Dua Masa
Liberalisme
Liberalisme adalah sebuah ideologi yang mengagungkan kebebasan. [2] Ada dua macam Liberalisme, yakni
Liberalisme Klasik dan Liberallisme Modern. [2] Liberalisme Klasik timbul pada awal
abad ke 16. [2] Sedangkan Liberalisme Modern mulai
muncul sejak abad ke-20. [2] Namun, bukan berarti setelah ada
Liberalisme Modern, Liberalisme Klasik akan hilang begitu saja atau tergantikan
oleh Liberalisme Modern, karena hingga kini, nilai-nilai dari Liberalisme
Klasik itu masih ada. [2] Liberalisme Modern tidak mengubah
hal-hal yang mendasar ; hanya mengubah hal-hal lainnya atau dengan kata
lain, nilai intinya (core values) tidak berubah hanya ada
tambahan-tanbahan saja dalam versi yang baru. [2] Jadi sesungguhnya, masa Liberalisme
Klasik itu tidak pernah berakhir.[2]
Dalam Liberalisme Klasik, keberadaan
individu dan kebebasannya sangatlah diagungkan. [2] Setiap individu memiliki kebebasan
berpikir masing-masing – yang akan menghasilkan paham baru. Ada dua paham,
yakni demokrasi (politik) dan kapitalisme (ekonomi). [2] Meskipun begitu, bukan berarti
kebebasan yang dimiliki individu itu adalah kebebasan yang mutlak, karena
kebebasan itu adalah kebebasan yang harus dipertanggungjawabkan. [2] Jadi, tetap ada keteraturan di
dalam ideologi ini, atau dengan kata lain, bukan
bebas yang sebebas-bebasnya.[4]
Pemikiran
Tokoh Klasik dalam Kelahiran dan Perkembangan Liberalisme Klasik
Tokoh yang memengaruhi paham
Liberalisme Klasik cukup banyak – baik itu dari awal maupun sampai taraf
perkembangannya. Berikut ini akan dijelaskan mengenai pandangan yang relevan
dari tokoh-tokoh terkait mengenai Liberalisme Klasik.

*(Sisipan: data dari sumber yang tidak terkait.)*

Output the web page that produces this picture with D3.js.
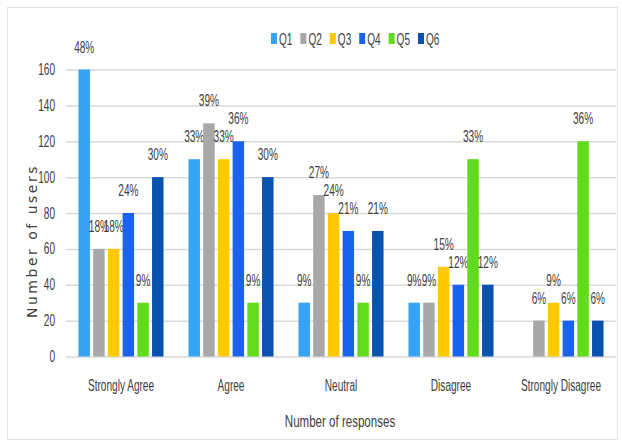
<!DOCTYPE html>
<html>
<head>
<meta charset="utf-8">
<script src="https://cdn.jsdelivr.net/npm/d3@7"></script>
<style>
  body { margin: 0; background: #fff; }
  svg text { font-family: "Liberation Sans", Arial, sans-serif; fill: #404040; }
</style>
</head>
<body>
<div class="container"></div>
<script>
const categories = ['Strongly Agree', 'Agree', 'Neutral', 'Disagree', 'Strongly Disagree'],
    series = ['Q1', 'Q2', 'Q3', 'Q4', 'Q5', 'Q6'],
    colors = ['#35a4f4', '#a8a8a8', '#ffc800', '#1b62ec', '#62dc1a', '#0a52b0'];

// users per category, one array per question
const q1 = [160, 110, 30, 30, 0],
    q2 = [60, 130, 90, 30, 20],
    q3 = [60, 110, 80, 50, 30],
    q4 = [80, 120, 70, 40, 20],
    q5 = [30, 30, 30, 110, 120],
    q6 = [100, 100, 70, 40, 20];

const p1 = ['48%', '33%', '9%', '9%', ''],
    p2 = ['18%', '39%', '27%', '9%', '6%'],
    p3 = ['18%', '33%', '24%', '15%', '9%'],
    p4 = ['24%', '36%', '21%', '12%', '6%'],
    p5 = ['9%', '9%', '9%', '33%', '36%'],
    p6 = ['30%', '30%', '21%', '12%', '6%'];

const yTicks = [0, 20, 40, 60, 80, 100, 120, 140, 160];

const values = [q1, q2, q3, q4, q5, q6],
    labels = [p1, p2, p3, p4, p5, p6];

const width = 622, height = 441,
    margin = {top: 69.5, right: 6, bottom: 84.5, left: 66},
    narrow = 0.63;

// the original uses a condensed face, so squeeze text horizontally
const squeeze = (sel, k) => sel.each(function () {
    const t = d3.select(this),
        x = +t.attr('x') || 0,
        y = +t.attr('y') || 0;
    t.attr('x', 0).attr('y', 0)
        .attr('transform', `translate(${x}, ${y}) scale(${k}, 1)`);
});

const svg = d3.select('.container')
    .append('svg')
    .attr('width', width)
    .attr('height', height);

// outer frame
svg.append('rect')
    .attr('x', 7.5).attr('y', 7.5)
    .attr('width', width - 12).attr('height', height - 9)
    .attr('fill', 'none')
    .attr('stroke', '#e3e3e3');

const x0 = d3.scaleBand()
    .domain(categories)
    .range([margin.left, width - margin.right])
    .paddingInner(0.2)
    .paddingOuter(0.1);

const x1 = d3.scaleBand()
    .domain(series)
    .range([0, x0.bandwidth()])
    .paddingInner(0.22)
    .paddingOuter(0.1);

const yScale = d3.scaleLinear()
    .domain([0, 160])
    .range([height - margin.bottom, margin.top]);

// gridlines + tick labels
const yAxis = d3.axisLeft(yScale)
    .tickValues(yTicks)
    .tickSize(-(width - margin.right - margin.left))
    .tickPadding(11);

const gy = svg.append('g')
    .attr('transform', `translate(${margin.left}, 0)`)
    .call(yAxis);
gy.select('.domain').remove();
gy.selectAll('line').attr('stroke', '#d9d9d9').attr('stroke-width', 1.5);
gy.selectAll('text')
    .style('font-size', '16px')
    .style('font-family', '"Liberation Sans", sans-serif')
    .attr('fill', '#404040')
    .call(squeeze, narrow);

// bars
const groups = svg.append('g')
    .selectAll('g')
    .data(series)
    .join('g')
    .attr('fill', (d, i) => colors[i]);

groups.selectAll('rect')
    .data((s, i) => categories.map((c, j) => ({c, v: values[i][j], s})))
    .join('rect')
    .attr('x', d => x0(d.c) + x1(d.s))
    .attr('y', d => yScale(d.v))
    .attr('width', x1.bandwidth())
    .attr('height', d => yScale(0) - yScale(d.v));

// percentage labels
groups.selectAll('text')
    .data((s, i) => categories.map((c, j) => ({c, v: values[i][j], s, t: labels[i][j]})))
    .join('text')
    .attr('x', d => x0(d.c) + x1(d.s) + x1.bandwidth() / 2)
    .attr('y', d => yScale(d.v) - 17)
    .attr('text-anchor', 'middle')
    .style('font-size', '16px')
    .attr('fill', '#404040')
    .text(d => d.t)
    .call(squeeze, narrow);

// category axis
const xAxis = d3.axisBottom(x0).tickSize(0).tickPadding(23);
const gx = svg.append('g')
    .attr('transform', `translate(0, ${yScale(0)})`)
    .call(xAxis);
gx.select('.domain').remove();
gx.selectAll('text')
    .style('font-size', '16px')
    .style('font-family', '"Liberation Sans", sans-serif')
    .attr('fill', '#404040')
    .call(squeeze, narrow);

// axis titles
svg.append('text')
    .attr('x', 340)
    .attr('y', 427)
    .attr('text-anchor', 'middle')
    .style('font-size', '17px')
    .text('Number of responses')
    .call(squeeze, 0.68);

svg.append('text')
    .attr('transform', 'translate(37, 241) rotate(-90)')
    .attr('text-anchor', 'middle')
    .style('font-family', '"DejaVu Sans", sans-serif')
    .style('font-size', '14px')
    .style('letter-spacing', '2.5px')
    .attr('fill', '#505050')
    .text('Number of users');

// legend
const legend = svg.append('g')
    .selectAll('g')
    .data(series)
    .join('g')
    .attr('transform', (d, i) => `translate(${271 + i * 29.4}, 39)`);

legend.append('rect')
    .attr('x', 0).attr('y', -6)
    .attr('width', 6).attr('height', 11)
    .attr('fill', (d, i) => colors[i]);

legend.append('text')
    .attr('x', 8).attr('y', 6)
    .style('font-size', '16px')
    .text(d => d)
    .call(squeeze, narrow);
</script>
</body>
</html>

Martin Luther dalam Reformasi Agama
Gerakan Reformasi Gereja pada
awalnya hanyalah serangkaian protes kaum bangsawan dan penguasa Jerman terhadap
kekuasaan imperium Katolik Roma. [5]. Pada saat itu keberadaan agama
sangat mengekang individu. [5] Tidak ada kebebasan, yang ada
hanyalah dogma-dogma agama serta dominasi gereja. [5] Pada perkembangan berikutnya,
dominasi gereja dirasa sangat menyimpang dari otoritasnya semula. [5] Individu menjadi tidak berkembang,
kerena mereka tidak boleh melakukan hal-hal yang dilarang oleh Gereja bahkan
dalam mencari penemuan ilmu pengetahuan sekalipun. [5] Kemudian timbullah kritik dari
beberapa pihak – misalnya saja kritik oleh Marthin Luther; seperti :
adanya komersialisasi agama dan ketergantungan umat terhadap para pemuka agama,
sehingga menyebabkan manusia menjadi tidak berkembang; yang berdampak luas,
sehingga pada puncaknya timbul sebuah reformasi gereja (1517) yang menyulut kebebasan dari
para individu yang tadinya “terkekang”.[5]

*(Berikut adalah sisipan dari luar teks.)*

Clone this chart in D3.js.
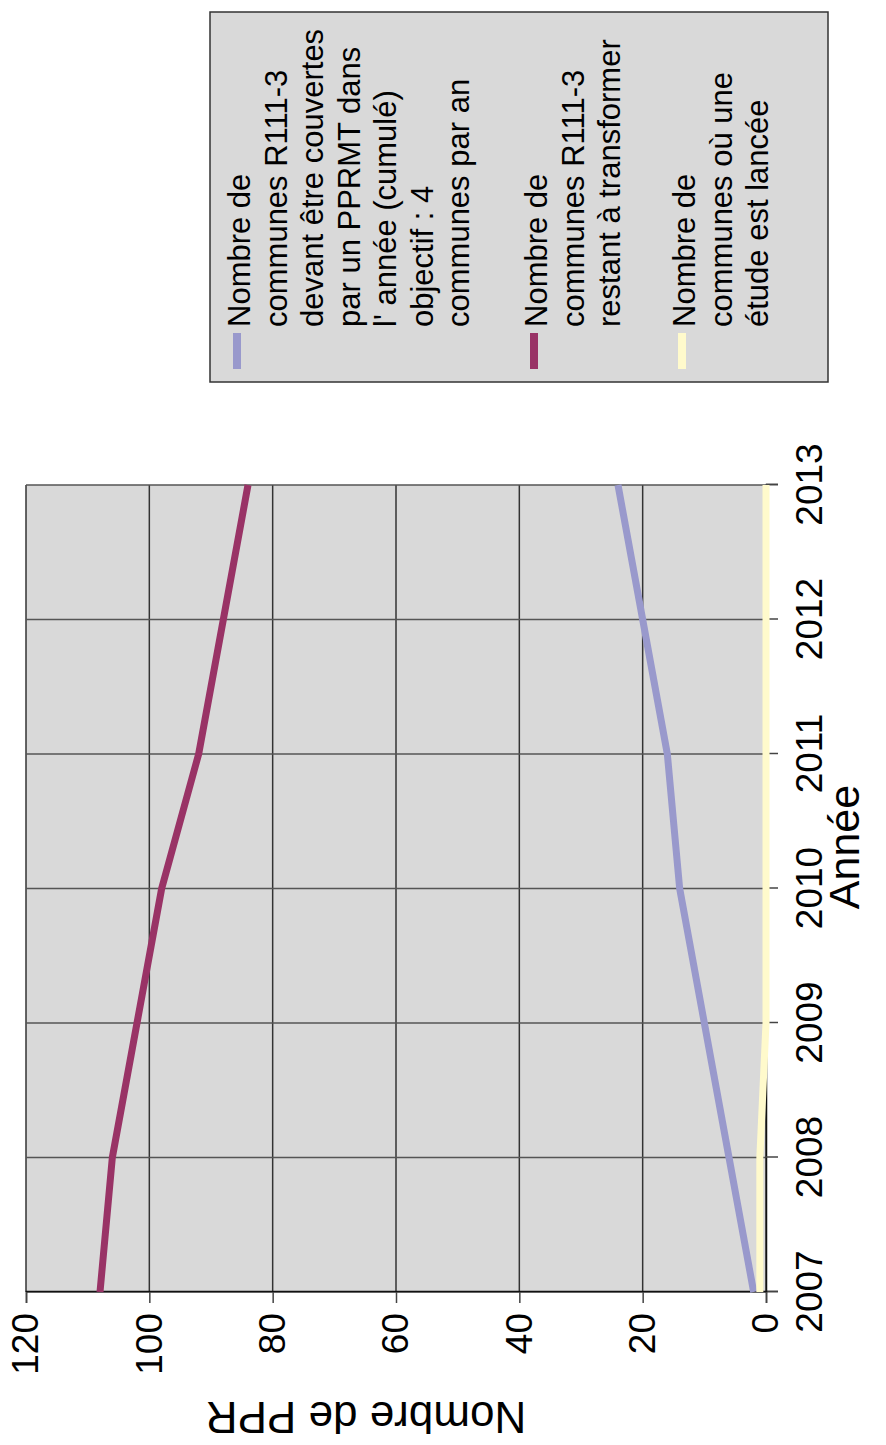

John Locke dan Hobbes; konsep State of
Nature yang berbeda
Kedua tokoh ini berangkat dari
sebuah konsep sama. Yakni sebuah konsep yang dinamakan konsep negara
alamaiah" atau yang lebih dikenal dengan konsep State of Nature. [6] Namun dalam perkembangannya, kedua
pemikir ini memiliki pemikiran yang sama sekali bertolak belakang satu sama
lainnya. [6] Jika ditinjau dari awal, konsepsi State
of Nature yang mereka pahami itu sesungguhnya berbeda. [6] Hobbes (1588 – 1679) berpandangan
bahwa dalam ‘’State of Nature’’, individu itu pada dasarnya jelek (egois) –
sesuai dengan fitrahnya. [6] Namun, manusia ingin hidup damai. [6] Oleh karena itu mereka membentuk
suatu masyarakat baru – suatu masyarakat politik yang terkumpul untuk membuat
perjanjian demi melindungi hak-haknya dari individu lain dimana perjanjian ini
memerlukan pihak ketiga (penguasa). [6] Sedangkan John Locke (1632 – 1704) berpendapat bahwa
individu pada State of Nature adalah baik, namun karena adanya
kesenjangan akibat harta atau kekayaan, maka khawatir jika hak individu akan
diambil oleh orang lain sehingga mereka membuat perjanjian yang diserahkan oleh
penguasa sebagai pihak penengah namun harus ada syarat bagi penguasa sehingga
tidak seperti ‘membeli kucing dalam karung’. [6] Sehingga, mereka memiliki bentuk
akhir dari sebuah penguasa/ pihak ketiga (Negara), dimana Hobbes berpendapat
akan timbul Negara Monarkhi Absolute sedangkan Locke, Monarkhi Konstitusional. [6] Bertolak dari kesemua hal tersebut,
kedua pemikir ini sama-sama menyumbangkan pemikiran mereka dalam konsepsi
individualisme. [6] Inti dari terbentuknya Negara,
menurut Hobbes adalah demi kepentingan umum (masing-masing individu) meskipun
baik atau tidaknya Negara itu kedepannya tergantung pemimpin negara. [6] Sedangkan Locke berpendapat,
keberadaan Negara itu akan dibatasi oleh individu sehingga kekuasaan Negara
menjadi terbatas – hanya sebagai “penjaga malam” atau hanya bertindak sebagai
penetralisasi konflik. [6]
Para ahli ekonomi dunia menilai
bahwa pemikiran mahzab ekonomi klasik merupakan dasar sistem ekonomi kapitalis.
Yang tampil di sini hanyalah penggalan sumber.